Wellbody Alliance’s medical complex is located in Dorma, a village close to Koidu, the capital of Kono District. Kono is a diamond-rich district in the Eastern region of Sierra Leone. Because of its mineral wealth, the region suffered devastation during the war -- its population was reduced from 600,000 to about 450,000 today. The mines still operate and employ many people in the area, but the region remains devastatingly poor and neglected. Koidu is about 275 miles from the capital city, Freetown, but only half of the road is paved and the journey takes up to ten hours by vehicle. Only five doctors and one hospital serve the entire district.

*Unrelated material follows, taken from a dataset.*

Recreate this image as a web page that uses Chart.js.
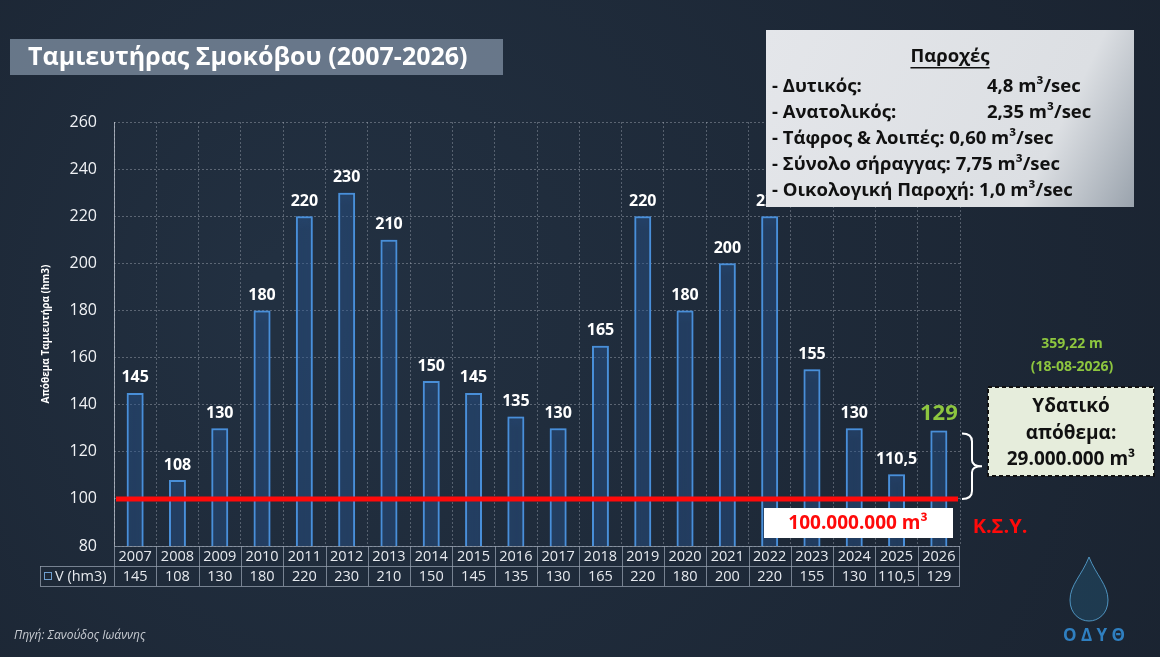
<!DOCTYPE html>
<html>
<head>
<meta charset="utf-8">
<script src="https://cdn.jsdelivr.net/npm/chart.js@4"></script>
<style>
  html, body { margin: 0; padding: 0; background: #1d2734; }
  #wrap { width: 1160px; height: 657px; position: relative; }
</style>
</head>
<body>
<div id="wrap"><canvas id="chart" width="1160" height="657"></canvas></div>
<script>
// data
const years = ["2007","2008","2009","2010","2011","2012","2013","2014","2015","2016",
  "2017","2018","2019","2020","2021","2022","2023","2024","2025","2026"];
const volumes = [145,108,130,180,220,230,210,150,145,135,130,165,220,180,200,220,155,130,110.5,129];
const volumeLabels = ["145","108","130","180","220","230","210","150","145","135",
  "130","165","220","180","200","220","155","130","110,5","129"];
const yTicks = [80,100,120,140,160,180,200,220,240,260];
const limitValue = 100;
const seriesName = "V (hm3)";
const chartTitle = "Ταμιευτήρας Σμοκόβου (2007-2026)";
const yTitle = "Απόθεμα Ταμιευτήρα (hm3)";
const flowHeader = "Παροχές";
const flowNames = ["- Δυτικός:", "- Ανατολικός:", "- Τάφρος & λοιπές:", "- Σύνολο σήραγγας:", "- Οικολογική Παροχή:"];
const flowValues = ["4,8 m³/sec", "2,35 m³/sec", "0,60 m³/sec", "7,75 m³/sec", "1,0 m³/sec"];

const FONT = "'Open Sans', 'DejaVu Sans', sans-serif";

// background, title bar
const backdrop = {
  id: "backdrop",
  beforeDraw(chart) {
    const ctx = chart.ctx;
    ctx.save();
    const g = ctx.createRadialGradient(300, 300, 50, 500, 330, 800);
    g.addColorStop(0, "#223041");
    g.addColorStop(1, "#1a2330");
    ctx.fillStyle = g;
    ctx.fillRect(0, 0, chart.width, chart.height);

    ctx.fillStyle = "rgba(112,127,146,0.9)";
    ctx.fillRect(10, 39, 493, 36);
    ctx.fillStyle = "#ffffff";
    ctx.font = "bold 25px " + FONT;
    ctx.textBaseline = "middle";
    ctx.fillText(chartTitle, 28, 58);
    ctx.restore();
  }
};

// bar glow
const glow = {
  id: "glow",
  beforeDatasetsDraw(chart) {
    chart.ctx.save();
    chart.ctx.shadowColor = "rgba(70,150,255,0.9)";
    chart.ctx.shadowBlur = 8;
  },
  afterDatasetsDraw(chart) {
    chart.ctx.restore();
  }
};

const overlay = {
  id: "overlay",
  afterDraw(chart) {
    const ctx = chart.ctx;
    const x = chart.scales.x, y = chart.scales.y, area = chart.chartArea;
    const meta = chart.getDatasetMeta(0);
    ctx.save();

    // left axis line
    ctx.strokeStyle = "rgba(200,205,215,0.7)";
    ctx.lineWidth = 1;
    ctx.beginPath();
    ctx.moveTo(area.left + 0.5, area.top);
    ctx.lineTo(area.left + 0.5, area.bottom);
    ctx.stroke();

    // y title
    ctx.save();
    ctx.translate(46, (area.top + area.bottom) / 2);
    ctx.rotate(-Math.PI / 2);
    ctx.fillStyle = "#ffffff";
    ctx.font = "bold 10px " + FONT;
    ctx.textAlign = "center";
    ctx.textBaseline = "middle";
    ctx.fillText(yTitle, 0, 0);
    ctx.restore();

    // limit line
    const yl = y.getPixelForValue(limitValue);
    ctx.strokeStyle = "#ff0a0a";
    ctx.lineWidth = 5;
    ctx.beginPath();
    ctx.moveTo(area.left + 2, yl);
    ctx.lineTo(area.right - 2, yl);
    ctx.stroke();

    // value labels
    ctx.textAlign = "center";
    ctx.textBaseline = "bottom";
    meta.data.forEach((bar, i) => {
      const last = i === meta.data.length - 1;
      ctx.fillStyle = last ? "#8dc63f" : "#ffffff";
      ctx.font = "bold " + (last ? 22 : 16) + "px " + FONT;
      ctx.fillText(volumeLabels[i], bar.x, bar.y - (last ? 6 : 7));
    });

    // data table
    const rowH = 20, t0 = area.bottom, tl = 40;
    const step = x.getPixelForValue(1) - x.getPixelForValue(0);
    ctx.strokeStyle = "rgba(150,160,175,0.75)";
    ctx.lineWidth = 1;
    ctx.beginPath();
    ctx.moveTo(area.left, t0 + 0.5); ctx.lineTo(area.right, t0 + 0.5);
    ctx.moveTo(tl, t0 + rowH + 0.5); ctx.lineTo(area.right, t0 + rowH + 0.5);
    ctx.moveTo(tl, t0 + 2 * rowH + 0.5); ctx.lineTo(area.right, t0 + 2 * rowH + 0.5);
    ctx.moveTo(tl + 0.5, t0 + rowH); ctx.lineTo(tl + 0.5, t0 + 2 * rowH);
    years.forEach((yr, i) => {
      const bx = Math.round(x.getPixelForValue(i) - step / 2) + 0.5;
      ctx.moveTo(bx, t0); ctx.lineTo(bx, t0 + 2 * rowH);
    });
    ctx.moveTo(area.right - 0.5, t0); ctx.lineTo(area.right - 0.5, t0 + 2 * rowH);
    ctx.stroke();

    ctx.fillStyle = "#e6e9ee";
    ctx.font = "14.5px " + FONT;
    ctx.textBaseline = "middle";
    years.forEach((yr, i) => {
      const cx = x.getPixelForValue(i);
      ctx.fillText(yr, cx, t0 + rowH / 2 + 1);
      ctx.fillText(volumeLabels[i], cx, t0 + rowH * 1.5 + 1);
    });
    ctx.textAlign = "left";
    ctx.fillText(seriesName, 55, t0 + rowH * 1.5 + 1);
    ctx.strokeStyle = "#6f9fd0";
    ctx.strokeRect(44.5, t0 + rowH + 6.5, 7, 7);

    // source
    ctx.font = "italic 12px " + FONT;
    ctx.fillStyle = "#c8ccd2";
    ctx.fillText("Πηγή: Σανούδος Ιωάννης", 14, 636);

    // flows box
    const bg = ctx.createLinearGradient(766, 30, 1134, 207);
    bg.addColorStop(0, "#e4e6ea");
    bg.addColorStop(0.75, "#dcdfe3");
    bg.addColorStop(1, "#9aa3ad");
    ctx.fillStyle = bg;
    ctx.fillRect(766, 30, 368, 177);
    ctx.fillStyle = "#111111";
    ctx.font = "bold 18.5px " + FONT;
    ctx.textAlign = "center";
    ctx.fillText(flowHeader, 950, 57);
    const hw = ctx.measureText(flowHeader).width;
    ctx.fillRect(950 - hw / 2, 67, hw, 1.5);
    ctx.textAlign = "left";
    flowNames.forEach((n, i) => {
      const yy = 87 + i * 26;
      if (i < 2) {
        ctx.fillText(n, 772, yy);
        ctx.fillText(flowValues[i], 987, yy);
      } else {
        ctx.fillText(n + " " + flowValues[i], 772, yy);
      }
    });

    // level annotation
    ctx.fillStyle = "#8dc63f";
    ctx.font = "bold 14px " + FONT;
    ctx.textAlign = "center";
    ctx.fillText("359,22 m", 1072, 344);
    ctx.fillText("(18-08-2026)", 1072, 367);

    // reserve box
    ctx.fillStyle = "#e6eddc";
    ctx.fillRect(988, 387, 166, 89);
    ctx.setLineDash([4, 3]);
    ctx.strokeStyle = "#111111";
    ctx.lineWidth = 2;
    ctx.strokeRect(988, 387, 166, 89);
    ctx.setLineDash([]);
    ctx.fillStyle = "#111111";
    ctx.font = "bold 19px " + FONT;
    ctx.fillText("Υδατικό", 1071, 407);
    ctx.fillText("απόθεμα:", 1071, 434);
    ctx.fillText("29.000.000 m³", 1071, 460);

    // brace between 2026 level and limit
    const yTop = y.getPixelForValue(volumes[volumes.length - 1]) + 3;
    const mid = (yTop + yl) / 2;
    ctx.strokeStyle = "#ffffff";
    ctx.lineWidth = 2;
    ctx.beginPath();
    ctx.moveTo(962, yTop);
    ctx.quadraticCurveTo(972, yTop, 972, yTop + 8);
    ctx.lineTo(972, mid - 6);
    ctx.quadraticCurveTo(972, mid, 982, mid);
    ctx.quadraticCurveTo(972, mid, 972, mid + 6);
    ctx.lineTo(972, yl - 8);
    ctx.quadraticCurveTo(972, yl, 962, yl);
    ctx.stroke();

    // limit label
    ctx.fillStyle = "#ffffff";
    ctx.fillRect(764, 508, 189, 30);
    ctx.fillStyle = "#ff0a0a";
    ctx.font = "bold 19px " + FONT;
    ctx.fillText("100.000.000 m³", 858, 524);
    ctx.font = "bold 20px " + FONT;
    ctx.fillText("Κ.Σ.Υ.", 1000, 527);

    // logo
    ctx.strokeStyle = "rgba(90,170,220,0.8)";
    ctx.fillStyle = "rgba(40,110,150,0.3)";
    ctx.lineWidth = 1;
    ctx.beginPath();
    ctx.moveTo(1089, 557);
    ctx.bezierCurveTo(1082, 575, 1070, 585, 1070, 600);
    ctx.bezierCurveTo(1070, 614, 1080, 621, 1089, 621);
    ctx.bezierCurveTo(1098, 621, 1108, 614, 1108, 600);
    ctx.bezierCurveTo(1108, 585, 1096, 575, 1089, 557);
    ctx.fill();
    ctx.stroke();
    ctx.fillStyle = "#2f7fc0";
    ctx.font = "bold 17px " + FONT;
    ctx.fillText("Ο Δ Υ Θ", 1094, 636);

    ctx.restore();
  }
};

new Chart(document.getElementById("chart"), {
  type: "bar",
  data: {
    labels: years,
    datasets: [{
      label: seriesName,
      data: volumes,
      backgroundColor: "rgba(20,35,55,0.25)",
      borderColor: "#4a8fd6",
      borderWidth: 2,
      borderSkipped: false,
      barPercentage: 0.4,
      categoryPercentage: 1
    }]
  },
  options: {
    responsive: false,
    animation: false,
    events: [],
    layout: { padding: { top: 122, right: 200, bottom: 111, left: 0 } },
    plugins: { legend: { display: false }, tooltip: { enabled: false } },
    scales: {
      x: {
        offset: true,
        grid: { offset: true, color: "rgba(190,195,205,0.35)", drawTicks: false },
        border: { display: false, dash: [2, 2] },
        ticks: { display: false }
      },
      y: {
        min: 80,
        max: 260,
        afterFit(s) { s.width = 114; },
        afterBuildTicks(s) { s.ticks = yTicks.map(v => ({ value: v })); },
        grid: { color: "rgba(190,195,205,0.38)", drawTicks: false },
        border: { display: false, dash: [2, 2] },
        ticks: { color: "#f0f2f5", font: { size: 16, family: FONT }, padding: 17 }
      }
    }
  },
  plugins: [backdrop, glow, overlay]
});
</script>
</body>
</html>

Life expectancy in Sierra Leone is around 47 years--the lowest in the entire world. Many people die of preventable or treatable causes like malaria, tuberculosis, pneumonia, or HIV/AIDS, or from complications of pregnancy and childbirth. According to the World Bank, 1 in 23 women in Sierra Leone will die in pregnancy or childbirth, and 1 in 5 children dies before reaching their 5th birthday. Twenty-one percent of children are malnourished or stunted; malnourishment and anemia also contribute to the astronomically high rates of maternal and infant mortality. In Kono, the most war-decimated region of the country, all of these indicators are likely significantly worse.
The government healthcare system in Sierra Leone is severely under-resourced— especially in regions far from the capital city. While The Free Health Care Initiative of 2010 officially removed user fees for mothers and children under 5 for medical care, but chronic shortages of drugs and supplies mean that many patients in Kono District receive free care only at the Wellbody clinic.